The news today has biases. This is especially true in large news companies such as Fox News, CNN, ABC, The New York Times, and The Washington Post. As Americans, we need to be aware of and work to remove these biases.
I want to take a look at a few things, first, what caused these biases, second, what impact are biases having on the world, and third, what can we do about it.
So, first things first, I think that the way that the biases came into existence is pretty simple. It wasn’t something that I believe was intended when the news sources were created, but it was a creeping progression towards bias. I think that what happened is that someone in charge with prejudices conducted interviews, and when they met someone who thought in a similar way to them, they were more inclined to hire them. As more and more people who thought in that way were hired for the company, there were fewer and fewer people who would point out the growing biases.
This is a slippery slope; the further down you get, the harder it is to make it out. Now that companies are known for their biases, they are less likely to attract people who think differently, which allows for further drift away from neutrality.
It is important to note that this is just a theory, but I believe that it is a good one. If you look back, even just a few years, you can see that the news was much more unified in the things that were reported. Coverage was more even, and news sources would not praise or criticize things. Instead, they would simply report on them.
Another aspect that allows for more bias in the news is the for-profit model of the American news system. News sources are looking for a way to make a profit, that is the ultimate goal of those sources, and so they cater to certain audiences. Often, the audience that they cater to is biased in one way or another.
According to gallup.com, in 1984, 42 percent of Americans believed that “Most news media don’t do a good job of letting people know what is fact and what is opinion,” while in 2017, that number had skyrocketed to 66 percent, an increase of 24 percent.
Another interesting point is that Republicans are much more likely to believe that news sources are biased, with 67 percent perceiving a large amount of political bias in coverage, whereas only 26 percent of Democrats believed the same.
Something that may be even more shocking is the seemingly exponential increase in the perception of news biases in the last few years. In 1989, 25 percent of Americans believed there were significant biases, in 2012, 37 percent of Americans believed that there were significant biases. Today, 45 percent of Americans believe that the news is significantly biased.
From 1989 to 2012, every year, approximately 0.5 percent of Americans changed their mind and decided that there were biases in the news. From 2012 to 2017, there was an average increase of 1.6 percent.
Here at NS, only 10 percent of students who responded to our survey believed that “Most news media are careful to separate fact from opinion,” while the other 90 percent believed that “Most news media don’t do a good job of letting people know what is fact and what is opinion.” Additionally, only 15 percent of students trust mainstream media.
The second issue that needs to be addressed is what impact this is having on the world. One example of this is the overall threat of COVID-19. At the current time, this is a controversial topic, but I believe that if it were not for the biases in the news, it would be viewed in a much more unified light.

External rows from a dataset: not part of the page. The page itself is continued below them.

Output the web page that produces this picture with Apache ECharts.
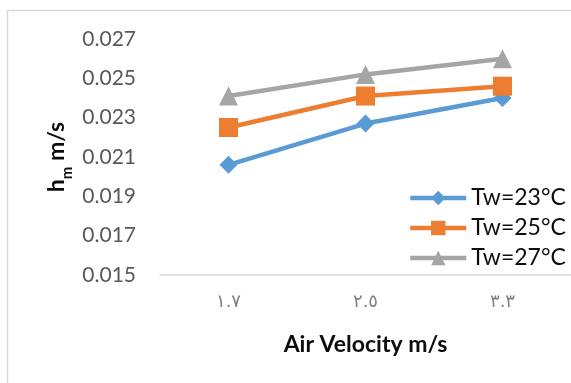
<!DOCTYPE html>
<html>
<head>
<meta charset="utf-8">
<script src="https://cdn.jsdelivr.net/npm/echarts@6/dist/echarts.min.js"></script>
<style>
html,body{margin:0;padding:0;background:#fff;}
#chart{width:571px;height:383px;}
</style>
</head>
<body>
<div id="chart"></div>
<script>
var categories = ['١.٧', '٢.٥', '٣.٣'];
var seriesNames = ['Tw=23°C', 'Tw=25°C', 'Tw=27°C'];
var tw23 = [0.0206, 0.0227, 0.0240];
var tw25 = [0.0225, 0.0241, 0.0246];
var tw27 = [0.0241, 0.0252, 0.0260];
var yTicks = { min: 0.015, max: 0.027, step: 0.002 };
var xTitle = 'Air Velocity m/s';

var chart = echarts.init(document.getElementById('chart'), null, { renderer: 'canvas' });
var font = 'Lato, "Noto Sans", sans-serif';

function mk(name, data, color, symbol, size) {
  return {
    name: name, type: 'line', data: data,
    symbol: symbol, symbolSize: size,
    lineStyle: { color: color, width: 4.5 },
    itemStyle: { color: color },
    emphasis: { disabled: true },
    animation: false,
    z: 2
  };
}

chart.setOption({
  backgroundColor: '#fff',
  animation: false,
  grid: { left: 160, right: -3, top: 39, bottom: 108, containLabel: false },
  xAxis: {
    type: 'category', data: categories, boundaryGap: true,
    axisLine: { show: true, lineStyle: { color: '#d9d9d9', width: 1.5 } },
    axisTick: { show: false },
    axisLabel: { color: '#808080', fontSize: 18, fontFamily: '"DejaVu Sans", sans-serif', margin: 18 },
    name: xTitle, nameLocation: 'middle', nameGap: 58,
    nameTextStyle: { color: '#0d0d0d', fontSize: 23, fontWeight: 'bold', fontFamily: font }
  },
  yAxis: {
    type: 'value', min: yTicks.min, max: yTicks.max, interval: yTicks.step,
    axisLine: { show: false }, axisTick: { show: false },
    splitLine: { show: false },
    axisLabel: { color: '#595959', fontSize: 21, fontFamily: font, margin: 24,
      formatter: function (v) { return v.toFixed(3); } }
  },
  legend: {
    orient: 'vertical', left: 403, top: 181,
    itemWidth: 56, itemHeight: 18, itemGap: 6,
    lineStyle: { width: 4.5 },
    textStyle: { color: '#0d0d0d', fontSize: 23, fontFamily: font, lineHeight: 24 },
    data: seriesNames
  },
  graphic: [
    { type: 'rect', shape: { x: 7.5, y: 10.5, width: 700, height: 500 },
      style: { fill: null, stroke: '#d9d9d9', lineWidth: 1.5 }, silent: true, z: 0 },
    { type: 'text', x: 57, y: 157, rotation: Math.PI / 2,
      style: {
        text: '{a|h}{s|m}{a| m/s}',
        align: 'center', verticalAlign: 'middle',
        rich: {
          a: { fontSize: 23, fontWeight: 'bold', fontFamily: font, fill: '#0d0d0d', verticalAlign: 'bottom' },
          s: { fontSize: 15, fontWeight: 'bold', fontFamily: font, fill: '#0d0d0d', verticalAlign: 'bottom', padding: [0, 0, -6, 0] }
        }
      }, silent: true }
  ],
  series: [
    mk(seriesNames[0], tw23, '#5b9bd5', 'diamond', 18),
    mk(seriesNames[1], tw25, '#ed7d31', 'rect', 19),
    mk(seriesNames[2], tw27, '#a5a5a5', 'triangle', 19)
  ]
});
</script>
</body>
</html>
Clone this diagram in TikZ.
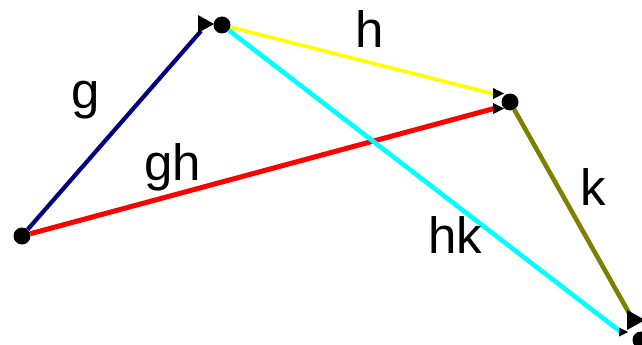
\documentclass[tikz,border=0pt]{standalone}
\usepackage{fontspec}
\setmainfont{Liberation Sans}
\usetikzlibrary{calc}
\definecolor{navyc}{RGB}{0,0,128}
\definecolor{olivec}{RGB}{128,128,0}
\definecolor{yellowc}{RGB}{255,255,0}
\definecolor{cyanc}{RGB}{0,255,255}
\definecolor{redc}{RGB}{255,0,0}
\begin{document}
\begin{tikzpicture}[x=1pt,y=-1pt,
  dot/.style={circle,fill=black,inner sep=0pt,minimum size=17pt},
  edge/.style={line width=4.2pt},
  lbl/.style={font=\fontsize{51}{60}\selectfont, anchor=base, inner sep=0pt},
  tip/.style={fill=black}]
\useasboundingbox (0,0) rectangle (642,345);
% vertices
\node[dot] (A) at (22,236) {};
\node[dot] (B) at (222,25) {};
\node[dot] (C) at (510,102) {};
\node[dot] (D) at (641,340) {};
% free ends of connectors (at the arrow tips)
\coordinate (gE) at (201,31);
\coordinate (hE) at (494,94);
\coordinate (ghE) at (494,108.5);
\coordinate (hkE) at (621,332);
\coordinate (kE) at (633,320);
% connectors
\draw[edge,navyc] (A) -- (gE);
\draw[edge,yellowc,line width=3.6pt] (B) -- (hE);
\draw[edge,redc,line width=5pt] (A) -- (ghE);
\draw[edge,cyanc,line width=4.6pt] (B) -- (hkE);
\draw[edge,olivec,line width=4.6pt] (C) -- (kE);
% arrow tips (horizontal)
\fill[tip] (198,15) -- (214,24) -- (198,33) -- cycle;
\fill[tip] (493,88) -- (504,93.5) -- (493,99) -- cycle;
\fill[tip] (493,103) -- (504,108.5) -- (493,114) -- cycle;
\fill[tip] (619,327.5) -- (628,332) -- (619,336.5) -- cycle;
\fill[tip] (627,310) -- (645,320) -- (627,330) -- cycle;
% labels
\node[lbl] (lg) at (86,108) {g};
\node[lbl] (lh) at (370,48) {h};
\node[lbl] (lgh) at (173,180) {gh};
\node[lbl] (lk) at (593,205) {k};
\node[lbl] (lhk) at (455,253) {hk};
\end{tikzpicture}
\end{document}
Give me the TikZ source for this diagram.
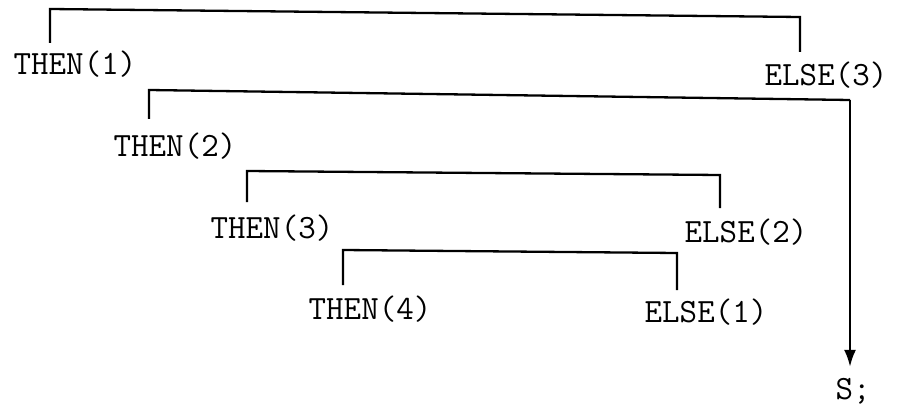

However, to fully understand this, we need to look at how the news’s biases caused the controversy we are now seeing. When the threat initially emerged, there wasn’t a lot known about it. At first, many news sources thought that the virus was much more deadly than it was, which was only discovered later. When we found out that the virus was less deadly, people who already distrusted media sources because of their skewed reporting were now skeptical of the virus itself.
Put simply, when there is already a lack of trust, any error breaks that trust even further and causes skepticism. This is only worsened when organizations like Fox News actively sow distrust in their viewers about other news sources.
However, this is not the only consequence of bias in the news. In addition to making scientific facts seem like opinions, it polarizes audiences. The American people are growing farther and farther apart, with those who look to cross the aisle or to compromise with opposing parties being slammed by the news as traitors.
In the end, however, the only significant question is what we are going to do to fix these biases. I believe that the answer is simple. We need to make ourselves aware of our own biases, especially those involved in writing in this paper, and who are interested in becoming involved with the news in the future. We need to identify how we might personally want to sweep some things under the carpet or justify something, and instead simply tell readers and viewers what happened.
That is our job, as journalists, and as honest Americans: to tell the truth and to tell the whole truth, not leaving out details or any parts of the story. It is crucial to our nation’s future to create a network in which we can believe in giving unbiased, fair, and accurate information.
This is my plea, to you, the reader. Identify the biases in news sources you listen to. Report honestly. Do your research and find news sources that are unbiased. Make your own opinions. Most importantly, remember that if we do not find some way to stop biases in the news, they will continue to drift until we have no reliable sources anymore.